Книга: Fedora™ Unleashed, 2008 edition

Switching

Switching

Having multiple if statements in one place is ugly, slow, and prone to errors. Consider the code in Listing 27.3.

LISTING 27.3 How Multiple Conditional Statements Lead to Ugly Code

<?php
 $cat_age = 3;
 if ($cat_age == 1) {
  echo "Cat age is 1";
 } else {
  if ($cat_age == 2) {
   echo "Cat age is 2";
  } else {
   if ($cat_age == 3) {
    echo "Cat age is 3";
   } else {
    if ($cat_age == 4) {
     echo "Cat age is 4";
    } else {
     echo "Cat age is unknown";
    }
   }
  }
 }
?>

Even though it certainly works, it is a poor solution to the problem. Much better is a switch/case block, which transforms the previous code into what's shown in Listing 27.4.
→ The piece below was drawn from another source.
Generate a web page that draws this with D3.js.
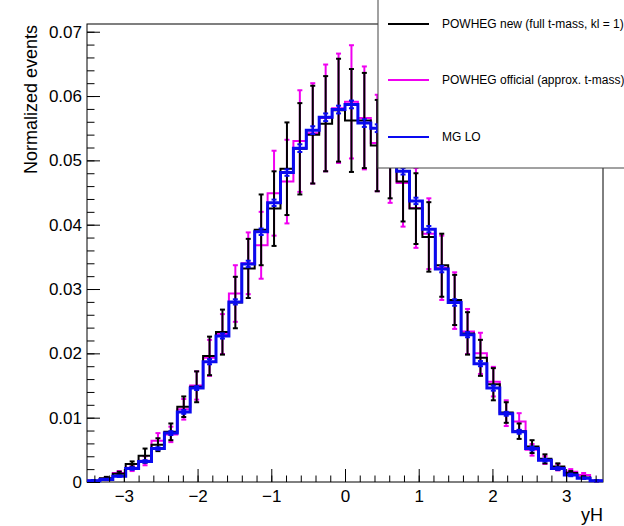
<!DOCTYPE html>
<html>
<head>
<meta charset="utf-8">
<script src="https://cdn.jsdelivr.net/npm/d3@7"></script>
<style>
  html, body { margin: 0; padding: 0; background: #fff; }
  svg text { font-family: "Liberation Sans", Arial, Helvetica, sans-serif; }
</style>
</head>
<body>
<svg id="chart" width="624" height="526"></svg>
<script>
// yH binning: 40 bins from -3.5 to 3.5
const xMin = -3.5
const xMax = 3.5
const nBins = 40

// POWHEG new (full t-mass, kl = 1)
const newVals = [0.0002, 0.0006, 0.0013, 0.0028, 0.0041, 0.0058, 0.0078, 0.0117, 0.0148, 0.0196,
  0.0233, 0.0279, 0.0332, 0.0392, 0.0425, 0.0487, 0.0518, 0.0540, 0.0557, 0.0578,
  0.0562, 0.0562, 0.0523, 0.0512, 0.0467, 0.0425, 0.0381, 0.0337, 0.0283, 0.0231,
  0.0193, 0.0152, 0.0108, 0.0079, 0.0055, 0.0036, 0.0024, 0.0014, 0.0007, 0.0002]
const newErrs = [0.0001, 0.0002, 0.0003, 0.0004, 0.0011, 0.0010, 0.0013, 0.0016, 0.0024, 0.0030,
  0.0035, 0.0040, 0.0046, 0.0055, 0.0058, 0.0072, 0.0071, 0.0076, 0.0074, 0.0080,
  0.0080, 0.0074, 0.0071, 0.0071, 0.0062, 0.0055, 0.0054, 0.0049, 0.0039, 0.0033,
  0.0028, 0.0025, 0.0016, 0.0012, 0.0010, 0.0007, 0.0005, 0.0003, 0.0002, 0.0001]

// POWHEG official (approx. t-mass)
const offVals = [0.0002, 0.0005, 0.0014, 0.0022, 0.0033, 0.0064, 0.0074, 0.0113, 0.0150, 0.0193,
  0.0230, 0.0293, 0.0340, 0.0368, 0.0449, 0.0467, 0.0530, 0.0542, 0.0566, 0.0581,
  0.0591, 0.0566, 0.0527, 0.0510, 0.0465, 0.0426, 0.0386, 0.0333, 0.0282, 0.0234,
  0.0200, 0.0156, 0.0107, 0.0094, 0.0050, 0.0034, 0.0023, 0.0016, 0.0011, 0.0002]
const offErrs = [0.0001, 0.0002, 0.0003, 0.0005, 0.0007, 0.0012, 0.0012, 0.0016, 0.0022, 0.0028,
  0.0031, 0.0044, 0.0048, 0.0052, 0.0066, 0.0065, 0.0079, 0.0078, 0.0083, 0.0085,
  0.0088, 0.0080, 0.0075, 0.0076, 0.0068, 0.0062, 0.0055, 0.0050, 0.0044, 0.0035,
  0.0032, 0.0023, 0.0020, 0.0013, 0.0009, 0.0006, 0.0005, 0.0004, 0.0003, 0.0001]

// MG LO
const mgVals = [0.0002, 0.0004, 0.0009, 0.0021, 0.0032, 0.0052, 0.0076, 0.0109, 0.0146, 0.0187,
  0.0227, 0.0280, 0.0339, 0.0389, 0.0434, 0.0481, 0.0519, 0.0547, 0.0567, 0.0579,
  0.0587, 0.0558, 0.0550, 0.0515, 0.0483, 0.0437, 0.0393, 0.0331, 0.0279, 0.0229,
  0.0184, 0.0146, 0.0106, 0.0078, 0.0052, 0.0034, 0.0021, 0.0011, 0.0006, 0.0002]
const mgErrs = [0.0001, 0.0001, 0.0001, 0.0002, 0.0002, 0.0002, 0.0003, 0.0003, 0.0003, 0.0004,
  0.0004, 0.0004, 0.0005, 0.0005, 0.0005, 0.0005, 0.0006, 0.0006, 0.0006, 0.0006,
  0.0006, 0.0006, 0.0006, 0.0006, 0.0005, 0.0005, 0.0005, 0.0005, 0.0005, 0.0004,
  0.0004, 0.0004, 0.0003, 0.0003, 0.0003, 0.0002, 0.0002, 0.0002, 0.0001, 0.0001]

const yMajorTicks = [0, 0.01, 0.02, 0.03, 0.04, 0.05, 0.06, 0.07]
const xMajorTicks = [-3, -2, -1, 0, 1, 2, 3]
const legendLabels = ["POWHEG new (full t-mass, kl = 1)", "POWHEG official (approx. t-mass)", "MG LO"]

const series = [
  {name: legendLabels[1], vals: offVals, errs: offErrs, color: "#f000f0", width: 2},
  {name: legendLabels[0], vals: newVals, errs: newErrs, color: "#000000", width: 2},
  {name: legendLabels[2], vals: mgVals, errs: mgErrs, color: "#0a0af0", width: 3},
]

const svg = d3.select("#chart")
const m = {left: 87, right: 603, top: 24, bottom: 482}

const x = d3.scaleLinear().domain([xMin, xMax]).range([m.left, m.right])
const y = d3.scaleLinear().domain([0, 0.0712]).range([m.bottom, m.top])

const binW = (xMax - xMin) / nBins
const edges = d3.range(nBins + 1).map((i) => xMin + i * binW)
const centers = d3.range(nBins).map((i) => xMin + (i + 0.5) * binW)

// frame
svg.append("rect")
  .attr("x", m.left).attr("y", m.top)
  .attr("width", m.right - m.left).attr("height", m.bottom - m.top)
  .attr("fill", "none").attr("stroke", "#000").attr("stroke-width", 1)

// histograms
const step = d3.line().x((d) => x(d[0])).y((d) => y(d[1])).curve(d3.curveStepAfter)
const plot = svg.append("g")

series.forEach((s) => {
  const pts = s.vals.map((v, i) => [edges[i], v])
  pts.push([edges[nBins], s.vals[nBins - 1]])
  const g = plot.append("g")
  g.append("path")
    .attr("d", step(pts))
    .attr("fill", "none")
    .attr("stroke", s.color)
    .attr("stroke-width", s.width)

  const bars = g.selectAll("g.err").data(s.vals.map((v, i) => ({c: centers[i], v, e: s.errs[i]})))
    .join("g").attr("class", "err")
  bars.append("line")
    .attr("x1", (d) => x(d.c)).attr("x2", (d) => x(d.c))
    .attr("y1", (d) => y(d.v - d.e)).attr("y2", (d) => y(d.v + d.e))
    .attr("stroke", s.color).attr("stroke-width", 2)
  ;[-1, 1].forEach((sg) => {
    bars.append("line")
      .attr("x1", (d) => x(d.c) - 2.5).attr("x2", (d) => x(d.c) + 2.5)
      .attr("y1", (d) => y(d.v + sg * d.e)).attr("y2", (d) => y(d.v + sg * d.e))
      .attr("stroke", s.color).attr("stroke-width", 2)
  })
})

// axes (ROOT style, ticks inside)
const styleAxis = (gg) => {
  gg.select(".domain").remove()
  gg.selectAll("line").attr("stroke", "#000")
  gg.selectAll("text").attr("font-size", 17).attr("fill", "#000")
}

const yMinor = d3.range(0, 0.0711, 0.002)
svg.append("g").attr("transform", `translate(${m.left},0)`)
  .call(d3.axisLeft(y).tickValues(yMinor).tickSize(-7.5).tickFormat(""))
  .call(styleAxis)
svg.append("g").attr("transform", `translate(${m.left},0)`)
  .call(d3.axisLeft(y).tickValues(yMajorTicks).tickSize(-13).tickPadding(5)
    .tickFormat((d) => (d === 0 ? "0" : d3.format(".2f")(d))))
  .call(styleAxis)

const xMinor = d3.range(-3.4, 3.41, 0.2)
svg.append("g").attr("transform", `translate(0,${m.bottom})`)
  .call(d3.axisBottom(x).tickValues(xMinor).tickSize(-6.5).tickFormat(""))
  .call(styleAxis)
svg.append("g").attr("transform", `translate(0,${m.bottom})`)
  .call(d3.axisBottom(x).tickValues(xMajorTicks).tickSize(-13).tickPadding(8).tickFormat(d3.format("d")))
  .call(styleAxis)

// axis titles
svg.append("text")
  .attr("x", m.right).attr("y", 521)
  .attr("text-anchor", "end").attr("font-size", 18)
  .text("yH")
svg.append("text")
  .attr("transform", `translate(37,${m.top + 1}) rotate(-90)`)
  .attr("text-anchor", "end").attr("font-size", 18)
  .text("Normalized events")

// legend
const leg = svg.append("g")
leg.append("rect")
  .attr("x", 378).attr("y", -5).attr("width", 260).attr("height", 173)
  .attr("fill", "#fff").attr("stroke", "#444").attr("stroke-width", 1)
const legItems = [
  {label: legendLabels[0], color: "#000000", ly: 24},
  {label: legendLabels[1], color: "#f000f0", ly: 80},
  {label: legendLabels[2], color: "#0a0af0", ly: 137},
]
legItems.forEach((it) => {
  leg.append("line")
    .attr("x1", 388).attr("x2", 429).attr("y1", it.ly).attr("y2", it.ly)
    .attr("stroke", it.color).attr("stroke-width", 2)
  leg.append("text")
    .attr("x", 442).attr("y", it.ly).attr("dy", "0.35em")
    .attr("font-size", 12).attr("fill", "#000")
    .text(it.label)
})
</script>
</body>
</html>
LISTING 27.4 Using a switch/case Block

<?php
 $cat_age = 3;
 switch ($cat_age) {
 case 1:
  echo "Cat age is 1";
  break;
 case 2:
  echo "Cat age is 2";
  break;
 case 3:
  echo "Cat age is 3";
  break;
 case 4:
  echo "Cat age is 4";
  break;
 default:
  echo "Cat age is unknown";
 }
?>

Although it is only slightly shorter, it is a great deal more readable and much easier to maintain. A switch/case group is made up of a switch() statement in which you provide the variable you want to check, followed by numerous case statements. Notice the break statement at the end of each case. Without that, PHP would execute each case statement beneath the one it matches. Calling break causes PHP to exit the switch/case. Notice also that there is a default case at the end that catches everything that has no matching case.

It is important that you do not use case default: but merely default:. Also, it is the last case label, so it has no need for a break statement because PHP exits the switch/case block there anyway.